確定利回りなら持ち続けた方が元本はより大きく膨らむ

 利回りを考えるとき、一般的に「複利効果」について言及されます。

 この複利効果は、投資元本100万円の運用で、毎年5%の利息や配当金をそのまま受け取るのではなく、元本に組み入れて再度投資に回し、元本を大きく増やし、投資効果を高めることができる効果をいいます。

 株式や投資信託、債券などの場合、値上がりして売却したときは、売却益に税金が課税されます。仮に売却後、再投資しようとすると、税金の分だけ再投資できる元本が減ってしまいます。そして、債券の利息など、確定した利回りが得られるのであれば、利息は再投資し、元本も売却せずに持ち続けるのが有効です。

個別株は複利効果一辺倒では損することも

 ただ、個別株への投資の場合は、それとはちょっと様相が異なります。

 例えば、株価が1,000円から1万円まで上昇した株があるとします。

 1万円に至るまでの間に買ったり売ったりを繰り返した場合と、1万円までずっと持ち続けた場合とを比較すると、おそらくずっと持ち続けた方がより大きな利益になる可能性が高いと思います。
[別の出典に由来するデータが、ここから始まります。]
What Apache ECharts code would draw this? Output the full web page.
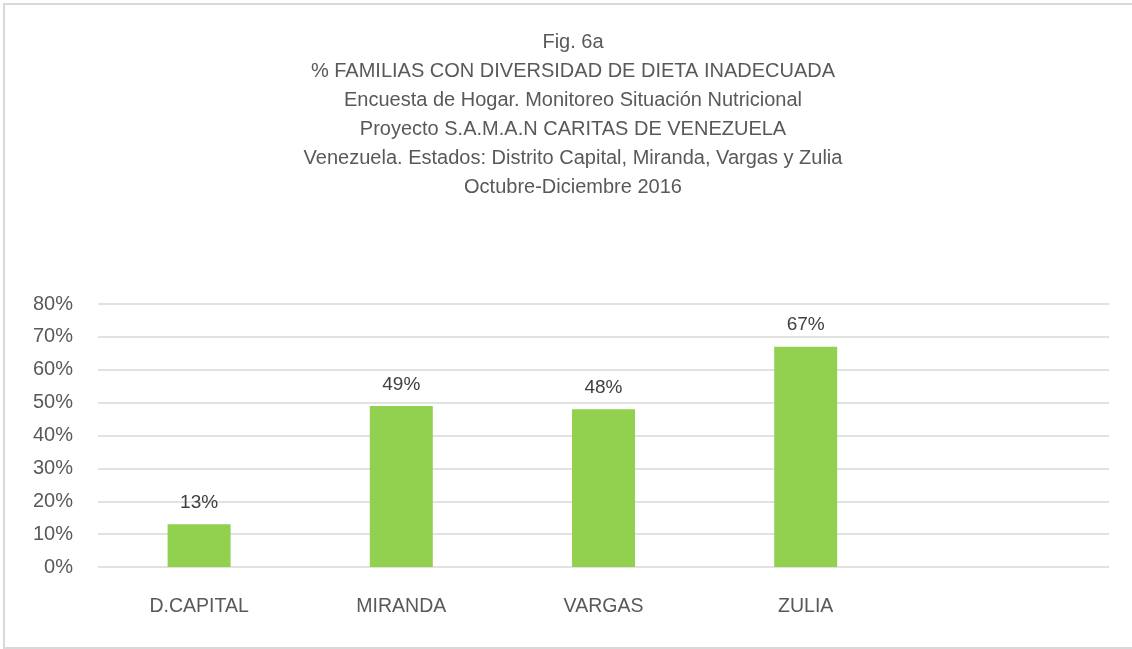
<!DOCTYPE html>
<html>
<head>
<meta charset="utf-8">
<script src="https://cdn.jsdelivr.net/npm/echarts@6/dist/echarts.min.js"></script>
<style>
    html, body { margin: 0; padding: 0; background: #fff; }
    #chart { width: 1132px; height: 649px; }
</style>
</head>
<body>
<div id="chart"></div>
<script>
// data
const categories = ['D.CAPITAL', 'MIRANDA', 'VARGAS', 'ZULIA', '']
const values = [13, 49, 48, 67, null]
const titleLines = [
    'Fig. 6a',
    '% FAMILIAS CON DIVERSIDAD DE DIETA INADECUADA',
    'Encuesta de Hogar. Monitoreo Situación Nutricional',
    'Proyecto S.A.M.A.N CARITAS DE VENEZUELA',
    'Venezuela. Estados: Distrito Capital, Miranda, Vargas y Zulia',
    'Octubre-Diciembre 2016'
]

const font = 'Liberation Sans'
let chart = echarts.init(document.querySelector('#chart'))

let option = {
    animation: false,
    backgroundColor: '#fff',
    // chart area border
    graphic: [{
        type: 'rect',
        shape: { x: 4, y: 4, width: 1140, height: 644 },
        style: { fill: 'none', stroke: '#d9d9d9', lineWidth: 2 },
        silent: true
    }],
    title: {
        text: titleLines.join('\n'),
        left: 568,
        top: 23,
        textAlign: 'center',
        textStyle: {
            fontFamily: font,
            fontSize: 20,
            fontWeight: 'normal',
            color: '#595959',
            lineHeight: 29
        }
    },
    grid: {
        left: 98,
        right: 23,
        top: 304,
        bottom: 82
    },
    xAxis: {
        type: 'category',
        data: categories,
        axisLine: { show: false },
        axisTick: { show: false },
        axisLabel: {
            fontFamily: font,
            fontSize: 19.5,
            color: '#595959',
            margin: 30
        }
    },
    yAxis: {
        type: 'value',
        min: 0,
        max: 80,
        interval: 10,
        axisLine: { show: false },
        axisTick: { show: false },
        splitLine: { lineStyle: { color: '#d9d9d9', width: 1.5 } },
        axisLabel: {
            formatter: '{value}%',
            fontFamily: font,
            fontSize: 20,
            color: '#595959',
            margin: 25
        }
    },
    series: [{
        type: 'bar',
        data: values,
        barWidth: 63,
        itemStyle: { color: '#92d050' },
        label: {
            show: true,
            position: 'top',
            distance: 12,
            formatter: '{c}%',
            fontFamily: font,
            fontSize: 19,
            color: '#404040'
        }
    }]
}

chart.setOption(option)
</script>
</body>
</html>
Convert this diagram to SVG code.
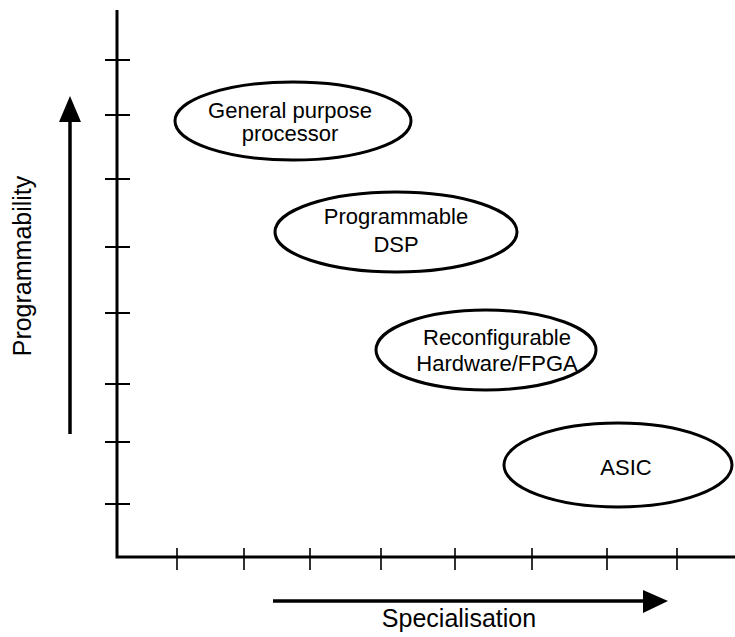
<svg xmlns="http://www.w3.org/2000/svg" width="735" height="637" viewBox="0 0 735 637">
<style>
.axis{stroke:#000;stroke-width:3;fill:none}
.tick{stroke:#000;stroke-width:2;fill:none}
.xtick{stroke:#000;stroke-width:1.6;fill:none}
.node{fill:#fff;stroke:#000;stroke-width:3}
.lbl{font-family:"Liberation Sans",Arial,sans-serif;font-size:22px;fill:#000;text-anchor:middle}
.ax{font-family:"Liberation Sans",Arial,sans-serif;font-size:25px;fill:#000;text-anchor:middle}
.arr{stroke:#000;stroke-width:3.5;fill:none}
</style>
<rect width="735" height="637" fill="#fff"/>
<g id="axes">
<path class="axis" d="M117 10 V557 H735"/>
<path class="tick" d="M105 60 H130 M105 115 H130 M105 179 H130 M105 247 H130 M105 313 H130 M105 384 H130 M105 442 H130 M105 504 H130"/>
<path class="xtick" d="M177 548 V570 M244 548 V570 M310 548 V570 M381 548 V570 M455 548 V570 M532 548 V570 M607 548 V570 M677 548 V570"/>
</g>
<g id="connectors">
<line class="arr" x1="70" y1="434" x2="70" y2="118"/>
<polygon points="70,96 59,122 81,122" fill="#000"/>
<line class="arr" x1="273" y1="601" x2="646" y2="601"/>
<polygon points="668,601 643,590 643,613" fill="#000"/>
</g>
<text class="ax" x="31" y="266" transform="rotate(-90 31 266)">Programmability</text>
<text class="ax" x="459" y="627">Specialisation</text>
<g id="gpp">
<ellipse class="node" cx="293" cy="121" rx="118" ry="39"/>
<text class="lbl" x="290" y="118">General purpose</text>
<text class="lbl" x="290" y="141">processor</text>
</g>
<g id="dsp">
<ellipse class="node" cx="396" cy="232" rx="121" ry="40"/>
<text class="lbl" x="396" y="224">Programmable</text>
<text class="lbl" x="396" y="252">DSP</text>
</g>
<g id="fpga">
<ellipse class="node" cx="486" cy="350" rx="110" ry="40"/>
<text class="lbl" x="497" y="345">Reconfigurable</text>
<text class="lbl" x="497" y="371">Hardware/FPGA</text>
</g>
<g id="asic">
<ellipse class="node" cx="618" cy="465" rx="114" ry="42"/>
<text class="lbl" x="626" y="475">ASIC</text>
</g>
</svg>
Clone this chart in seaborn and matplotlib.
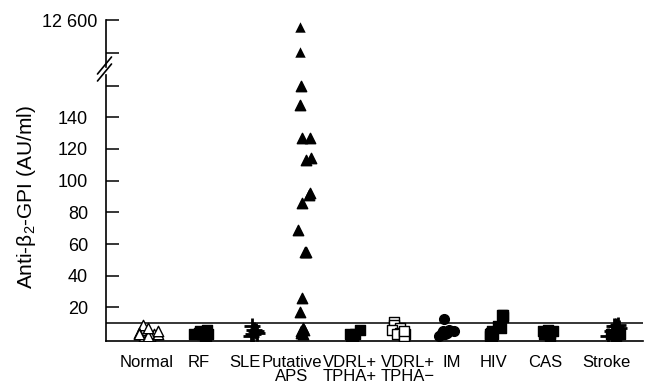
import numpy as np
import pandas as pd
import seaborn as sns
import matplotlib.pyplot as plt

# groups along the x axis
groups = ['Normal', 'RF', 'SLE', 'Putative\nAPS', 'VDRL+\nTPHA+', 'VDRL+\nTPHA\u2212',
          'IM', 'HIV', 'CAS', 'Stroke']

# values (AU/ml)
normal_vals = [2, 3, 2, 4, 3, 5, 6, 9, 4, 2, 3, 7]
rf_vals = [6, 5, 3, 2, 3, 2, 4, 3]
sle_vals = [8, 5, 3, 2, 6, 4]
aps_vals = [160, 148, 127, 127, 114, 113, 92, 91, 86, 69, 55, 55, 26, 17, 7, 6, 5, 4, 3]
aps_high_vals = [10200, 1300]
vdrl_pos_vals = [6, 3, 2, 3, 2]
vdrl_neg_vals = [11, 9, 7, 6, 4, 3, 2, 3, 2, 5]
im_vals = [13, 6, 5, 4, 3, 3, 2, 4, 5, 3]
hiv_vals = [15, 15, 14, 8, 7, 3, 2, 3, 2, 4, 5]
cas_vals = [6, 5, 5, 4, 3, 2, 3]
stroke_sq_vals = [3, 3, 2, 3]
stroke_plus_vals = [9, 8, 8, 7, 4, 2, 5]
cutoff = 10

# layout: x centre of each group's marks and of its label (axis runs 106..643)
mark_x = [149, 204, 254, 304, 354, 400, 446, 499, 547, 611]
label_x = [147, 199, 245, 292, 350, 408, 452, 494, 545, 606]

sns.set_style('ticks')
plt.rcParams['font.family'] = ['Liberation Sans', 'DejaVu Sans']
plt.rcParams['mathtext.fontset'] = 'custom'
plt.rcParams['mathtext.rm'] = 'Liberation Sans'
plt.rcParams['mathtext.it'] = 'Liberation Sans:italic'
for k in ['text.color', 'axes.labelcolor', 'xtick.color', 'ytick.color', 'axes.edgecolor']:
    plt.rcParams[k] = 'black'

fig = plt.figure(figsize=(6.47, 3.83), dpi=100)
ax = fig.add_axes([0.1638, 0.1104, 0.830, 0.693])
ax_top = fig.add_axes([0.1638, 0.825, 0.830, 0.1227])

pos = dict(zip(groups, mark_x))

# (group, values, marker, face, size, jitter in px)
series = [
    ('Normal', normal_vals, '^', 'white', 7.5, 11),
    ('RF', rf_vals, 's', 'black', 6.5, 10),
    ('SLE', sle_vals, '+', 'black', 12, 5),
    ('Putative\nAPS', aps_vals, '^', 'black', 7.5, 7),
    ('VDRL+\nTPHA+', vdrl_pos_vals, 's', 'black', 6.5, 8),
    ('VDRL+\nTPHA\u2212', vdrl_neg_vals, 's', 'white', 6.5, 10),
    ('IM', im_vals, 'o', 'black', 7, 8),
    ('HIV', hiv_vals, 's', 'black', 7, 10),
    ('CAS', cas_vals, 's', 'black', 6.5, 7),
    ('Stroke', stroke_sq_vals, 's', 'black', 6.5, 10),
    ('Stroke', stroke_plus_vals, '+', 'black', 11, 10),
]

np.random.seed(3)
for grp, vals, mk, face, sz, jit in series:
    df = pd.DataFrame({'x': pos[grp], 'value': vals})
    if mk == '+':
        sns.stripplot(data=df, x='x', y='value', native_scale=True, ax=ax,
                      marker=mk, color='black', size=sz, linewidth=2, jitter=jit)
    else:
        sns.stripplot(data=df, x='x', y='value', native_scale=True, ax=ax,
                      marker=mk, color=face, edgecolor='black', linewidth=1,
                      size=sz, jitter=jit)

df_high = pd.DataFrame({'x': pos['Putative\nAPS'], 'value': aps_high_vals})
sns.stripplot(data=df_high, x='x', y='value', native_scale=True, ax=ax_top,
              marker='^', color='black', size=7.5, jitter=7)

ax.axhline(cutoff, color='black', lw=1.1)

# lower part of the broken axis
ax.set_xlim(106, 643)
ax.set_ylim(-1, 166.5)
ax.set_xticks(label_x)
ax.set_xticklabels(groups)
ax.set_yticks([20, 40, 60, 80, 100, 120, 140, 160])
ax.set_yticklabels(['20', '40', '60', '80', '100', '120', '140', ''])
ax.tick_params(axis='y', direction='in', length=9.5, width=1.1, pad=13, labelsize=13)
ax.tick_params(axis='x', length=0, pad=10, labelsize=12)
for lab in ax.get_xticklabels():
    lab.set_linespacing(0.95)
ax.set_xlabel('')
ax.set_ylabel(r'Anti-$\mathregular{\beta_2}$-GPI (AU/ml)', fontsize=15)
ax.yaxis.set_label_coords(-0.126, 0.54)
sns.despine(ax=ax)
for sp in ['left', 'bottom']:
    ax.spines[sp].set_linewidth(1.2)

# upper part of the broken axis
ax_top.set_xlim(106, 643)
ax_top.set_ylim(-3921, 12600)
ax_top.set_yticks([1000, 12600])
ax_top.set_yticklabels(['', '12 600'])
ax_top.tick_params(axis='y', direction='in', length=9.5, width=1.1, pad=6.5, labelsize=13)
ax_top.set_xticks([])
ax_top.set_xlabel('')
ax_top.set_ylabel('')
sns.despine(ax=ax_top, bottom=True)
ax_top.spines['left'].set_linewidth(1.2)
ax_top.patch.set_visible(False)

# break marks
W, H = 647, 383
for dy in (0, -7):
    fig.add_artist(plt.Line2D([97.5 / W, 111.5 / W],
                              [1 - (81 + dy) / H, 1 - (64 + dy) / H],
                              color='black', lw=1.2))

plt.savefig('out.png', dpi=100)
 ただ、それは1,000円で買った株が1万円まで上昇した場合の話です。

 当然、1,000円で買った株が1万円にならずに100円になってしまうこともあります。そうなったら、持ち続けることで利益を上げるどころか、含み損が膨らんでしまい、投資効率を大きく落とすことになってしまいます。

 確かに税金面を考慮すると、安易に買ったり売ったりせずに長期間持ち続けるべきともいえますが、株価が買値から大きく下がってしまうこともあります。

 上昇トレンドの間は持ち続けて問題ないが、下降トレンドになったら売却する、という方法の方が安全性は高いと筆者は感じます。